A Bit of a Problem: Measurement Disparities in Dataset Sizes Across Languages
Catherine Arnett, Tyler A. Chang, Benjamin K. Bergen
TL;DR
To address cross-language comparisons of text data, this work defines the byte premium BP_A as the ratio $BP_A = BP_{A/C}$ of UTF-8 bytes needed to encode content-matched text in language A relative to a reference language C (English). BP_A is estimated from multiple parallel corpora (e.g., NLLB, FLORES, Bible) and extended to novel languages via regression, with a decomposition $BP_A = (Bytes_A/Chars_A) \times (Chars_A/Chars_C) \times (Chars_C/Bytes_C)$. The study demonstrates high cross-dataset consistency ($r>0.90$) and that compression with gzip preserves much of the relative variance while reducing absolute magnitudes. A Python tool is released to compute or predict BP for any language pair, enabling more equitable data practices in multilingual model development.
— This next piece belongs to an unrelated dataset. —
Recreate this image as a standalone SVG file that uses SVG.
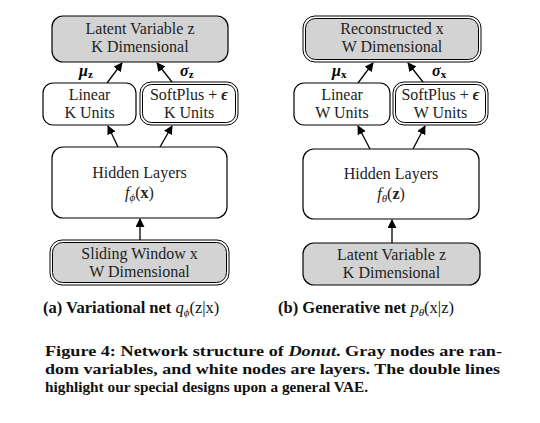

Overall, the framework provides a practical, data-backed method to normalize dataset size measurements across languages and highlights implications for storage, bandwidth, and tokenization in low-resource contexts.
Abstract
How should text dataset sizes be compared across languages? Even for content-matched (parallel) corpora, UTF-8 encoded text can require a dramatically different number of bytes for different languages. In our work, we define the byte premium between two languages as the ratio of bytes used to encode content-matched text in those languages. We compute byte premiums for 1155 languages, and we use linear regressions to estimate byte premiums for other languages. We release a tool to obtain byte premiums for any two languages, enabling comparisons of dataset sizes across languages for more equitable multilingual model development and data practices.